## Task prompt
Search the data for the word "this" and copy every line that contains it.

## Records from a data source
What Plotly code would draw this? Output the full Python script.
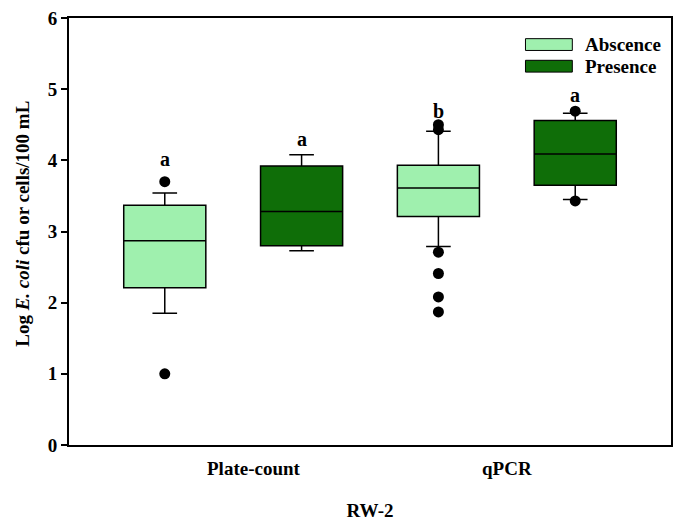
import plotly.graph_objects as go

# ---- data ----
categories = ["Plate-count", "qPCR"]
groups = ["Abscence", "Presence"]
colors = {"Abscence": "#9FF0AE", "Presence": "#0F6E08"}

# box statistics per group, per category (Plate-count, qPCR)
q1 = {"Abscence": [2.21, 3.21], "Presence": [2.80, 3.65]}
median = {"Abscence": [2.87, 3.61], "Presence": [3.28, 4.09]}
q3 = {"Abscence": [3.37, 3.93], "Presence": [3.92, 4.56]}
lower_whisker = {"Abscence": [1.85, 2.79], "Presence": [2.73, 3.45]}
upper_whisker = {"Abscence": [3.54, 4.41], "Presence": [4.08, 4.66]}
outliers = {
    "Abscence": [[3.70, 1.00], [4.50, 4.43, 2.71, 2.41, 2.08, 1.87]],
    "Presence": [[], [4.69, 3.43]],
}
letters = {"Abscence": ["a", "b"], "Presence": ["a", "a"]}
letter_y = {"Abscence": [4.02, 4.70], "Presence": [4.30, 4.92]}
y_ticks = [0, 1, 2, 3, 4, 5, 6]

offset = {"Abscence": -0.25, "Presence": 0.25}
box_width = 0.30

font_family = "Liberation Serif"

fig = go.Figure()
for g in groups:
    xs = [i + offset[g] for i in range(len(categories))]
    fig.add_trace(go.Box(
        x=xs, q1=q1[g], median=median[g], q3=q3[g],
        lowerfence=lower_whisker[g], upperfence=upper_whisker[g],
        width=box_width, whiskerwidth=0.3,
        fillcolor=colors[g], line=dict(color="black", width=1.5),
        boxpoints=False, name=g, showlegend=False,
    ))
    ox, oy = [], []
    for i, vals in enumerate(outliers[g]):
        for v in vals:
            ox.append(i + offset[g])
            oy.append(v)
    fig.add_trace(go.Scatter(
        x=ox, y=oy, mode="markers",
        marker=dict(color="black", size=11), showlegend=False, hoverinfo="y",
    ))
    for i, t in enumerate(letters[g]):
        fig.add_annotation(x=i + offset[g], y=letter_y[g][i], text="<b>%s</b>" % t,
                           showarrow=False, font=dict(family=font_family, size=20, color="black"))

# category labels
label_pos = [0.075, 1.0]
for i, c in enumerate(categories):
    fig.add_annotation(x=label_pos[i], y=0, yref="y", yshift=-23, text="<b>%s</b>" % c,
                       showarrow=False, font=dict(family=font_family, size=19, color="black"))

# layout geometry (pixels)
L, R, T, B = 69, 673, 11, 445
W, H = R - L, B - T
def px(x):
    return (x - L) / W
def py(y):
    return (B - y) / H

# custom legend
for j, g in enumerate(groups):
    cy = 38 + 22 * j
    fig.add_shape(type="rect", xref="paper", yref="paper",
                  x0=px(527), x1=px(574), y0=py(cy + 6), y1=py(cy - 6),
                  fillcolor=colors[g], line=dict(color="black", width=1))
    fig.add_annotation(xref="paper", yref="paper", x=px(585), y=py(cy),
                       xanchor="left", yanchor="middle", text="<b>%s</b>" % g,
                       showarrow=False, font=dict(family=font_family, size=19, color="black"))

# y-axis title
fig.add_annotation(xref="paper", yref="paper", x=px(22), y=py(220), textangle=-90,
                   text="<b>Log <i>E. coli</i> cfu or cells/100 mL</b>", showarrow=False,
                   xanchor="center", yanchor="middle",
                   font=dict(family=font_family, size=19, color="black"))

fig.update_layout(
    width=681, height=526,
    margin=dict(l=L, r=681 - R, t=T, b=526 - B),
    plot_bgcolor="white", paper_bgcolor="white",
    font=dict(family=font_family, color="black"),
    xaxis=dict(range=[-0.6, 1.6], showticklabels=False, ticks="", showgrid=False,
               zeroline=False, showline=True, linecolor="black", linewidth=2, mirror=True,
               title=dict(text="<b>RW-2</b>", font=dict(family=font_family, size=19), standoff=58)),
    yaxis=dict(range=[0, 6], tickvals=y_ticks, ticktext=["<b>%d</b>" % v for v in y_ticks],
               ticks="outside", ticklen=6,
               tickwidth=1.5, tickcolor="black", showgrid=False, zeroline=False,
               showline=True, linecolor="black", linewidth=2, mirror=True,
               tickfont=dict(family=font_family, size=19, color="black")),
)

fig.write_html("out.html")
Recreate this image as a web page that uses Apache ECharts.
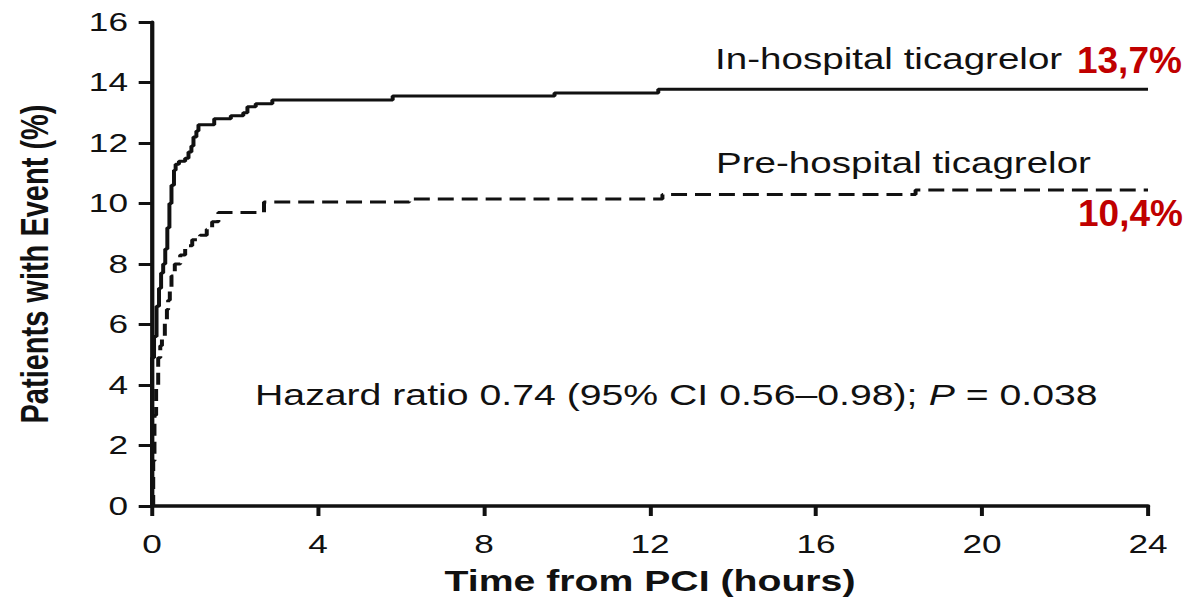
<!DOCTYPE html>
<html>
<head>
<meta charset="utf-8">
<script src="https://cdn.jsdelivr.net/npm/echarts@6/dist/echarts.min.js"></script>
<style>
  html, body { margin: 0; padding: 0; background: #fff; overflow: hidden; }
  #c { width: 892px; height: 601px; transform: scaleX(1.3296); transform-origin: 0 0; }
</style>
</head>
<body>
<div id="c"></div>
<script>
// ---- data (time in hours, cumulative event %) ----
const inHospitalTime  = [0, 0, 0.05, 0.11, 0.17, 0.22, 0.27, 0.32, 0.37, 0.42, 0.47, 0.53, 0.57, 0.65, 0.8, 0.88, 0.95, 1.0, 1.07, 1.12, 1.5, 1.9, 2.2, 2.3, 2.5, 2.9, 5.8, 9.7, 12.2, 24];
const inHospitalPct   = [0, 4.9, 5.6, 6.6, 7.2, 7.7, 8.0, 8.5, 9.2, 10.0, 10.6, 11.1, 11.3, 11.4, 11.5, 11.7, 11.9, 12.2, 12.4, 12.6, 12.8, 12.9, 13.0, 13.2, 13.3, 13.42, 13.55, 13.65, 13.78, 13.78];
const preHospitalTime = [0, 0.03, 0.06, 0.1, 0.15, 0.2, 0.24, 0.31, 0.36, 0.39, 0.43, 0.47, 0.55, 0.68, 0.8, 0.97, 1.16, 1.32, 1.45, 1.6, 2.7, 6.2, 12.3, 18.4, 24];
const preHospitalPct  = [0, 1.5, 3.0, 4.0, 4.9, 5.3, 5.6, 6.1, 6.5, 6.8, 7.2, 7.6, 8.0, 8.3, 8.6, 8.8, 8.95, 9.15, 9.4, 9.7, 10.05, 10.15, 10.3, 10.45, 10.45];
const xTicks = [0, 4, 8, 12, 16, 20, 24];
const yTicks = [0, 2, 4, 6, 8, 10, 12, 14, 16];
const seriesNames = ['In-hospital ticagrelor', 'Pre-hospital ticagrelor'];
const finalLabels = ['13,7%', '10,4%'];
const hazardText = 'Hazard ratio 0.74 (95% CI 0.56\u20130.98); ';
const pText = 'P';
const pValueText = ' = 0.038';
const xName = 'Time from PCI (hours)';
const yName = 'Patients with Event (%)';

const S = 1.3296; // horizontal stretch of the reference
const FONT = '"Liberation Sans", Arial, Helvetica, sans-serif';

const pair = (t, v) => t.map((x, i) => [x, v[i]]);

const chart = echarts.init(document.getElementById('c'), null, { renderer: 'svg', width: 892, height: 601 });
chart.setOption({
  animation: false,
  backgroundColor: '#fff',
  grid: { left: 114.3, right: 28.6, top: 22, bottom: 88, containLabel: false },
  xAxis: {
    type: 'value', min: 0, max: 24, interval: 4,
    name: xName, nameLocation: 'middle', nameGap: 60,
    nameTextStyle: { fontFamily: FONT, fontWeight: 'bold', fontSize: 29.5, color: '#111' },
    axisLine: { show: true, onZero: false, lineStyle: { color: '#111', width: 3.5 } },
    axisTick: { show: true, length: 10, lineStyle: { color: '#111', width: 3 } },
    axisLabel: { fontFamily: FONT, fontSize: 26.5, color: '#111', margin: 25,
      formatter: v => xTicks.includes(v) ? String(v) : '' },
    splitLine: { show: false }
  },
  yAxis: {
    type: 'value', min: 0, max: 16, interval: 2,
    name: yName, nameLocation: 'middle', nameGap: 74, nameRotate: 90,
    nameTextStyle: { fontFamily: FONT, fontWeight: 'bold', fontSize: 29, color: '#111' },
    axisLine: { show: true, lineStyle: { color: '#111', width: 3.2 } },
    axisTick: { show: true, length: 10, lineStyle: { color: '#111', width: 3 } },
    axisLabel: { fontFamily: FONT, fontSize: 26.5, color: '#111', margin: 18,
      formatter: v => yTicks.includes(v) ? String(v) : '' },
    splitLine: { show: false }
  },
  series: [
    {
      name: seriesNames[0], type: 'line', step: 'end', symbol: 'none',
      data: pair(inHospitalTime, inHospitalPct),
      lineStyle: { color: '#111', width: 3 }, z: 3
    },
    {
      name: seriesNames[1], type: 'line', step: 'end', symbol: 'none',
      data: pair(preHospitalTime, preHospitalPct),
      lineStyle: { color: '#111', width: 3, type: [12, 6] }, z: 3
    }
  ],
  graphic: [
    { type: 'text', left: 537.8, top: 44, style: { text: seriesNames[0], font: '29px ' + FONT, fill: '#111' } },
    { type: 'text', left: 538.5, top: 148, style: { text: seriesNames[1], font: '29px ' + FONT, fill: '#111' } },
    { type: 'text', left: 191.8, top: 380, style: {
        text: '{n|' + hazardText + '}{i|' + pText + '}{n|' + pValueText + '}',
        rich: {
          n: { fontFamily: FONT, fontSize: 29.5, fill: '#111', color: '#111' },
          i: { fontFamily: FONT, fontSize: 29.5, fontStyle: 'italic', fill: '#111', color: '#111' }
        }
    } },
    { type: 'text', x: 810, y: 60, scaleX: 1 / S, style: { text: finalLabels[0], font: 'bold 37px ' + FONT, fill: '#C00000', textAlign: 'left', textVerticalAlign: 'middle' } },
    { type: 'text', x: 810.8, y: 213, scaleX: 1 / S, style: { text: finalLabels[1], font: 'bold 37px ' + FONT, fill: '#C00000', textAlign: 'left', textVerticalAlign: 'middle' } }
  ]
});
</script>
</body>
</html>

## Result below
What Plotly code would draw this? Output the full Python script.
Recreate this image as a web page that uses Apache ECharts.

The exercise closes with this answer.